Speaking on Monday at his unveiling, Hinkley made a strong declaration that he was the right man for the job from day one, despite Rodney Eade, Brett Ratten and Leon Cameron all being strongly linked with the position before being ruled out.
"I'm really excited to be given the opportunity," said Hinkley, who has agreed to a four-year deal at Alberton.
"I know that the club went through a process that they went through.
"It was a long process for the club to go through but I was (communicated with) very early on and in the very early stages of that I had a conversation with Keith," he said, referring to Port chief executive Keith Thomas.
"There was never any doubt in my mind. Sometimes these things happen and there is a reason for some people to come out at the top at the right time.
"And people have said, '(I'm the) last man standing', I've heard those comments, maybe I was the right man standing."
Hinkley, 46, said he was well prepared for the challenge.
"I have great confidence in what I do," he said.
"I think my track record, if you look over it, I've been involved in six premierships and the path to success and just recently been at the Gold Coast Suns.
"I've seen a blank canvas and the way it takes to build and it takes time to build and I understand what it takes to be successful."
Hinkley was not the only announcement from Port on Monday, as the club unveiled other new football department members in former Carlton assistant Alan Richardson as a coaching director and Darren Burgess as a high performance manager.

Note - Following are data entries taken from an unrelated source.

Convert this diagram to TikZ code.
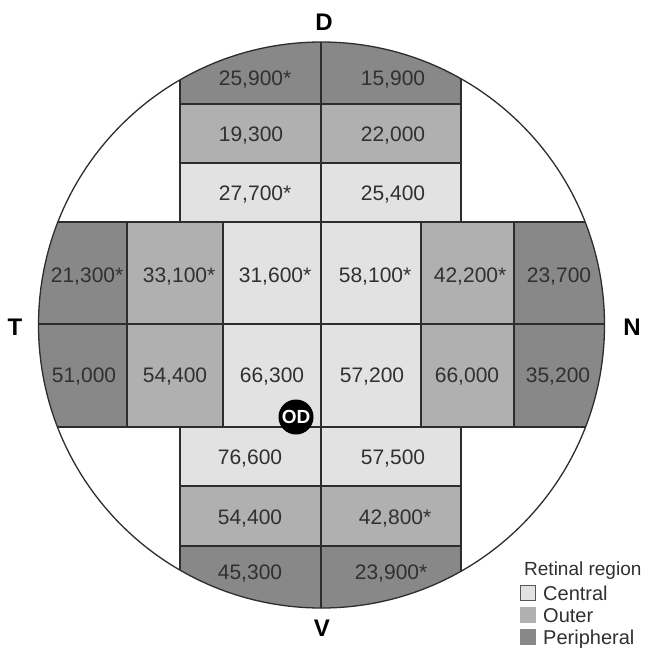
\documentclass[tikz,border=0pt]{standalone}
\usepackage{fontspec}
\setmainfont{Liberation Sans}
\definecolor{periph}{RGB}{136,136,136}
\definecolor{outerg}{RGB}{176,176,176}
\definecolor{centralg}{RGB}{226,226,226}
\definecolor{linegray}{RGB}{45,45,45}
\definecolor{txtgray}{RGB}{48,48,48}
\begin{document}
\begin{tikzpicture}[x=1pt,y=-1pt,
  gridline/.style={draw=linegray, line width=1.3pt},
  val/.style={text=txtgray, font=\fontsize{21}{24}\selectfont, inner sep=0pt, anchor=base, yshift=-7.5pt},
  side/.style={text=black, font=\fontsize{24}{28}\selectfont\bfseries, inner sep=0pt, anchor=base, yshift=-8.6pt},
  legtext/.style={text=txtgray, font=\fontsize{20}{23}\selectfont, inner sep=0pt, anchor=base west, yshift=-7.1pt},
  legbox/.style={draw=linegray!80, line width=0.8pt, minimum size=15pt, inner sep=0pt}
]
\useasboundingbox (0,0) rectangle (645,648);
\coordinate (C) at (321.5,325);

% fields, clipped to the retina outline
\begin{scope}
  \clip (C) circle[radius=283pt];
  % peripheral
  \fill[periph] (180,0) rectangle (461,104);
  \fill[periph] (180,546) rectangle (461,648);
  \fill[periph] (0,222) rectangle (127,427);
  \fill[periph] (514,222) rectangle (645,427);
  % outer
  \fill[outerg] (180,104) rectangle (461,163);
  \fill[outerg] (180,486) rectangle (461,546);
  \fill[outerg] (127,222) rectangle (223,427);
  \fill[outerg] (421,222) rectangle (514,427);
  % central
  \fill[centralg] (180,163) rectangle (461,222);
  \fill[centralg] (180,427) rectangle (461,486);
  \fill[centralg] (223,222) rectangle (421,427);
  % grid lines
  \draw[gridline] (180,0) -- (180,222) (461,0) -- (461,222);
  \draw[gridline] (180,427) -- (180,648) (461,427) -- (461,648);
  \draw[gridline] (321,0) -- (321,648);
  \draw[gridline] (180,104) -- (461,104) (180,163) -- (461,163);
  \draw[gridline] (180,486) -- (461,486) (180,546) -- (461,546);
  \draw[gridline] (0,222) -- (645,222) (0,324) -- (645,324) (0,427) -- (645,427);
  \draw[gridline] (127,222) -- (127,427) (223,222) -- (223,427)
                  (421,222) -- (421,427) (514,222) -- (514,427);
\end{scope}
\draw[linegray, line width=1.3pt] (C) circle[radius=283pt];

% dorsal strip
\node[val] (d1a) at (251,78)  {25,900\rlap{*}};
\node[val] (d1b) at (393,78)  {15,900};
\node[val] (d2a) at (251,134) {19,300};
\node[val] (d2b) at (393,134) {22,000};
\node[val] (d3a) at (251,193) {27,700\rlap{*}};
\node[val] (d3b) at (393,193) {25,400};

% horizontal band, upper row
\node[val] (h1a) at (83,275)  {21,300\rlap{*}};
\node[val] (h1b) at (175,275) {33,100\rlap{*}};
\node[val] (h1c) at (271,275) {31,600\rlap{*}};
\node[val] (h1d) at (371,275) {58,100\rlap{*}};
\node[val] (h1e) at (466,275) {42,200\rlap{*}};
\node[val] (h1f) at (559,275) {23,700};
% horizontal band, lower row
\node[val] (h2a) at (84,375)  {51,000};
\node[val] (h2b) at (175,375) {54,400};
\node[val] (h2c) at (272,375) {66,300};
\node[val] (h2d) at (372,375) {57,200};
\node[val] (h2e) at (467,375) {66,000};
\node[val] (h2f) at (558,375) {35,200};

% ventral strip
\node[val] (v1a) at (250,457) {76,600};
\node[val] (v1b) at (393,457) {57,500};
\node[val] (v2a) at (250,517) {54,400};
\node[val] (v2b) at (391,517) {42,800\rlap{*}};
\node[val] (v3a) at (250,572) {45,300};
\node[val] (v3b) at (387,572) {23,900\rlap{*}};

% optic disc
\node[circle, fill=black, minimum size=35pt, inner sep=0pt,
      text=white, font=\fontsize{19}{22}\selectfont\bfseries] (od) at (296,417) {OD};

% orientation letters
\node[side] (dl) at (324,22)  {D};
\node[side] (tl) at (15,327)  {T};
\node[side] (nl) at (632,327) {N};
\node[side] (vl) at (322,628) {V};

% legend
\node[legtext, font=\fontsize{19}{22}\selectfont] (lt) at (524,568) {Retinal region};
\node[legbox, fill=centralg] (lc) at (528,593) {};
\node[legbox, fill=outerg, draw=outerg] (lo) at (528,615) {};
\node[legbox, fill=periph, draw=periph] (lp) at (528,637) {};
\node[legtext] (lct) at (543,593) {Central};
\node[legtext] (lot) at (543,615) {Outer};
\node[legtext] (lpt) at (543,637) {Peripheral};
\end{tikzpicture}
\end{document}
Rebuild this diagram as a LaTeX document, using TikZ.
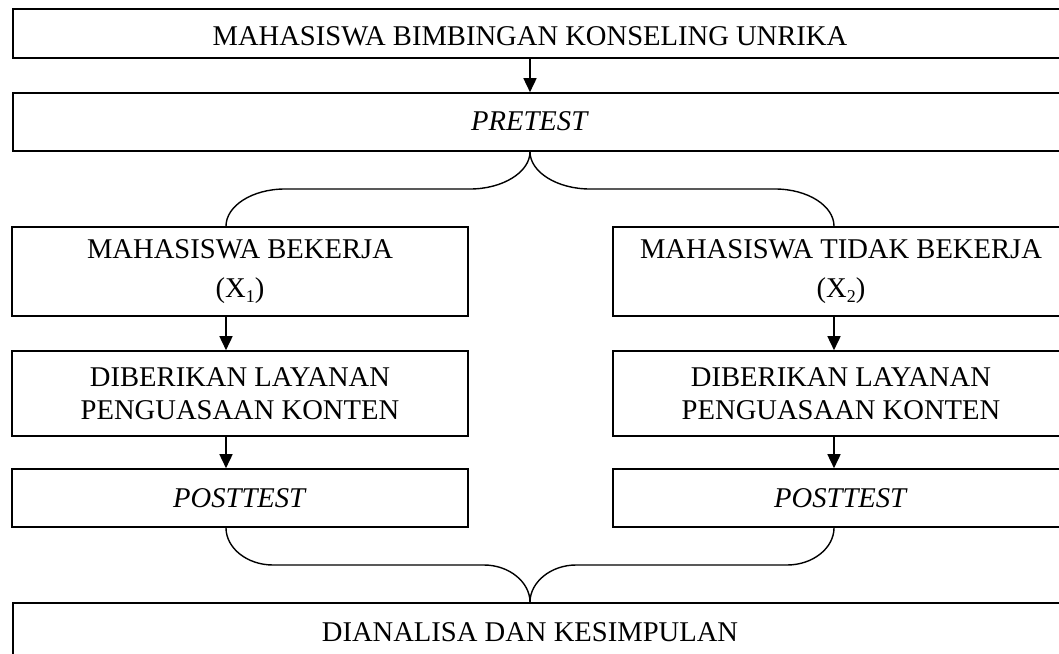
\documentclass[tikz,border=0pt]{standalone}
\usepackage{fontspec}
\setmainfont{Liberation Serif}
\usetikzlibrary{arrows.meta}
\newcommand{\sbx}[1]{\raisebox{-0.18em}{\fontsize{18}{18}\selectfont #1}}
\begin{document}
\begin{tikzpicture}[x=1pt,y=-1pt,
  txt/.style={font=\fontsize{28.6}{33}\selectfont, align=center, inner sep=0pt},
  box/.style={draw, line width=1.6pt, inner sep=0pt, txt},
  side/.style={box, minimum width=456pt},
  wide/.style={box, minimum width=1058pt, anchor=west},
  arr/.style={line width=1.6pt, -{Triangle[length=14pt,width=13pt]}},
  brace/.style={line width=1.4pt}]
\useasboundingbox (0,0) rectangle (1059,653);
\clip (0,0) rectangle (1059,653);
\coordinate (ax) at (226,0);
\coordinate (bx) at (834,0);
\coordinate (cx) at (530,0);
% wide boxes
\node[wide, minimum height=49pt] (top) at (12,33.5) {};
\node[txt] (toptxt) at (530,36) {MAHASISWA BIMBINGAN KONSELING UNRIKA};
\node[wide, minimum height=58pt] (pre) at (12,122) {};
\node[txt] (pretxt) at (530,121) {\textit{PRETEST}};
\node[wide, minimum height=58pt] (fin) at (12,632) {};
\node[txt] (fintxt) at (530,632) {DIANALISA DAN KESIMPULAN};
% left column
\node[side, minimum height=89pt] (l1) at (240,271.5) {MAHASISWA BEKERJA\\[6pt](X\sbx{1})};
\node[side, minimum height=85pt] (l2) at (240,393.5) {DIBERIKAN LAYANAN\\PENGUASAAN KONTEN};
\node[side, minimum height=58pt] (l3) at (240,498) {\textit{POSTTEST}};
% right column
\node[side, minimum height=89pt] (r1) at (841,271.5) {MAHASISWA TIDAK BEKERJA\\[6pt](X\sbx{2})};
\node[side, minimum height=85pt] (r2) at (841,393.5) {DIBERIKAN LAYANAN\\PENGUASAAN KONTEN};
\node[side, minimum height=58pt] (r3) at (841,498) {\textit{POSTTEST}};
% arrows
\draw[arr] (cx |- top.south) -- (cx |- pre.north);
\draw[arr] (ax |- l1.south) -- (ax |- l2.north);
\draw[arr] (ax |- l2.south) -- (ax |- l3.north);
\draw[arr] (bx |- r1.south) -- (bx |- r2.north);
\draw[arr] (bx |- r2.south) -- (bx |- r3.north);
% top brace
\draw[brace] (cx |- pre.south) .. controls (530,172) and (503,189) .. (470,189)
  -- (285,189) .. controls (252,189) and (226,206) .. (ax |- l1.north);
\draw[brace] (cx |- pre.south) .. controls (530,172) and (557,189) .. (590,189)
  -- (775,189) .. controls (808,189) and (834,206) .. (bx |- r1.north);
% bottom brace
\draw[brace] (ax |- l3.south) .. controls (226,548) and (247,565) .. (273,565)
  -- (484,565) .. controls (509,565) and (530,582) .. (cx |- fin.north);
\draw[brace] (bx |- r3.south) .. controls (834,548) and (813,565) .. (787,565)
  -- (576,565) .. controls (551,565) and (530,582) .. (cx |- fin.north);
\end{tikzpicture}
\end{document}
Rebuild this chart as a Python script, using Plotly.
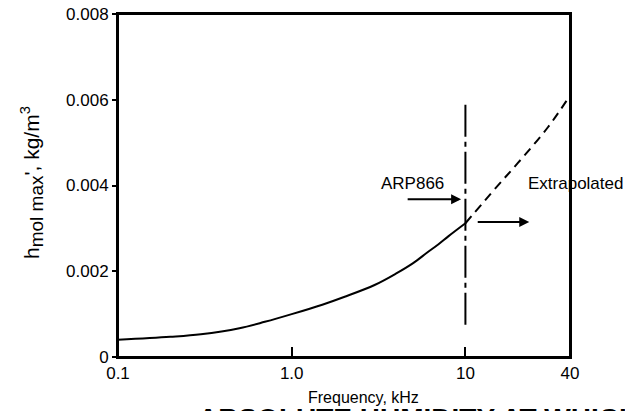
import math

import plotly.graph_objects as go

# measured curve (ARP866 range), frequency in kHz, h in kg/m^3
freq_arp = [0.1, 0.2, 0.3, 0.5, 0.7, 1.0, 1.5, 2.0, 3.0, 4.0, 5.0, 6.0, 7.0, 8.0, 10.0]
h_arp = [0.00040, 0.00047, 0.00053, 0.00067, 0.00082, 0.00100, 0.00122, 0.00140,
         0.00168, 0.00195, 0.00219, 0.00243, 0.00263, 0.00282, 0.00312]

# extrapolated part
freq_ext = [10.0, 15.0, 20.0, 30.0, 40.0]
h_ext = [0.00312, 0.00395, 0.00452, 0.00537, 0.00610]

# 10 kHz limit line
limit_freq = [10.0, 10.0]
limit_h = [0.00075, 0.0060]

x_ticks = [0.1, 1.0, 10, 40]
x_ticktext = ['0.1', '1.0', '10', '40']
y_ticks = [0, 0.002, 0.004, 0.006, 0.008]
y_ticktext = ['0', '0.002', '0.004', '0.006', '0.008']

font = 'Liberation Sans, Arial, sans-serif'

# page body adds a small offset, margins are shifted to compensate
W, H = 633, 411
L, R, T, B = 110, 71, 6, 62
plot_w = W - L - R
plot_h = H - T - B

fig = go.Figure()
fig.add_trace(go.Scatter(x=freq_arp, y=h_arp, mode='lines', line_shape='spline',
                         line=dict(color='black', width=2), showlegend=False))
fig.add_trace(go.Scatter(x=freq_ext, y=h_ext, mode='lines', line_shape='spline',
                         line=dict(color='black', width=2, dash='9px,6px'), showlegend=False))
fig.add_trace(go.Scatter(x=limit_freq, y=limit_h, mode='lines',
                         line=dict(color='black', width=2, dash='32px,5px,5px,5px'),
                         showlegend=False))

# frame round the plot area
fig.add_shape(type='rect', xref='paper', yref='paper', x0=0, y0=0, x1=1, y1=1,
              line=dict(color='black', width=2), layer='above')

# arrows and labels (log axis -> annotation x in log10 units)
fig.add_annotation(x=math.log10(9.45), y=0.00368, ax=-55, ay=0, text='', showarrow=True,
                   arrowhead=2, arrowsize=1, arrowwidth=2, arrowcolor='black')
fig.add_annotation(x=math.log10(23.3), y=0.00315, ax=-53, ay=0, text='', showarrow=True,
                   arrowhead=2, arrowsize=1, arrowwidth=2, arrowcolor='black')
fig.add_annotation(x=math.log10(4.95), y=0.00405, text='ARP866', showarrow=False,
                   font=dict(family=font, size=17, color='black'))
fig.add_annotation(x=1.35, y=0.00405, text='Extrapolated', showarrow=False, xanchor='left',
                   font=dict(family=font, size=17, color='black'))
fig.add_annotation(x=(361 - 116) / plot_w, y=-40 / plot_h, xref='paper', yref='paper',
                   text='Frequency, kHz', showarrow=False, yanchor='middle',
                   font=dict(family=font, size=16, color='black'))
fig.add_annotation(x=-86 / plot_w, y=(357 - 183) / plot_h, xref='paper', yref='paper',
                   text="h<sub><span style='font-size:19px'>mol max</span></sub>', "
                        "kg/m<sup>3</sup>",
                   textangle=-90, showarrow=False, xanchor='center', yanchor='middle',
                   font=dict(family=font, size=21, color='black'))
# caption of the page, mostly cut off by the bottom edge
fig.add_annotation(x=(194 - 116) / plot_w, y=-44 / plot_h, xref='paper', yref='paper',
                   text='<b>ABSOLUTE HUMIDITY AT WHICH</b>', showarrow=False,
                   xanchor='left', yanchor='top', font=dict(family=font, size=28, color='black'))

fig.update_xaxes(type='log', range=[-1, 1.60206], tickvals=x_ticks, ticktext=x_ticktext,
                 ticks='inside', ticklen=10, tickwidth=2, tickcolor='black',
                 showline=True, linewidth=2, linecolor='black', mirror=True,
                 showgrid=False, zeroline=False, automargin=False, ticklabeloverflow='allow',
                 tickfont=dict(family=font, size=17, color='black'))
fig.update_yaxes(range=[0, 0.008], tickvals=y_ticks, ticktext=y_ticktext,
                 ticks='outside', ticklen=4, tickwidth=2, tickcolor='black',
                 showline=True, linewidth=2, linecolor='black', mirror=True,
                 showgrid=False, zeroline=False, automargin=False, ticklabeloverflow='allow',
                 tickfont=dict(family=font, size=17, color='black'))

fig.update_layout(width=W, height=H, plot_bgcolor='white', paper_bgcolor='white',
                  margin=dict(l=L, r=R, t=T, b=B, autoexpand=False))

fig.write_html('out.html')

Burgess has most recently been with English Premier League club Liverpool after a stint with the Socceroos, with Thomas saying the signing of these two assistants in conjunction with Hinkley gives Port the right infrastructure to build long-term success.
The chief executive admitted that this infrastructure was not in place when former coach Matthew Primus started his time at the club after taking over from Mark Williams in 2010.
Hinkley, though, did not appear concerned with Port's dire recent history, the new coach saying that with key members of his football department in place, along with a new president in television presenter David Koch, the club had the right ingredients in place to go forward.
"It's a pretty simple recipe that you want," Hinkley said. "It's stability, it's confidence in what you do and it's trust.
"The number one thing for me that I've learnt (is) that the stability part of any football club is so incredibly important.
"There is a journey to go on, there is some ups and down in football as we all know but the important part about that is with Keith and David, is that we've got the support and we've got the stability at this football club now going forward.
"That's the number one thing we've got to have in football.
"All I know is I've worked really hard ... really hard ... and really committed to what I've been trying to do and I'm really pleased to be here."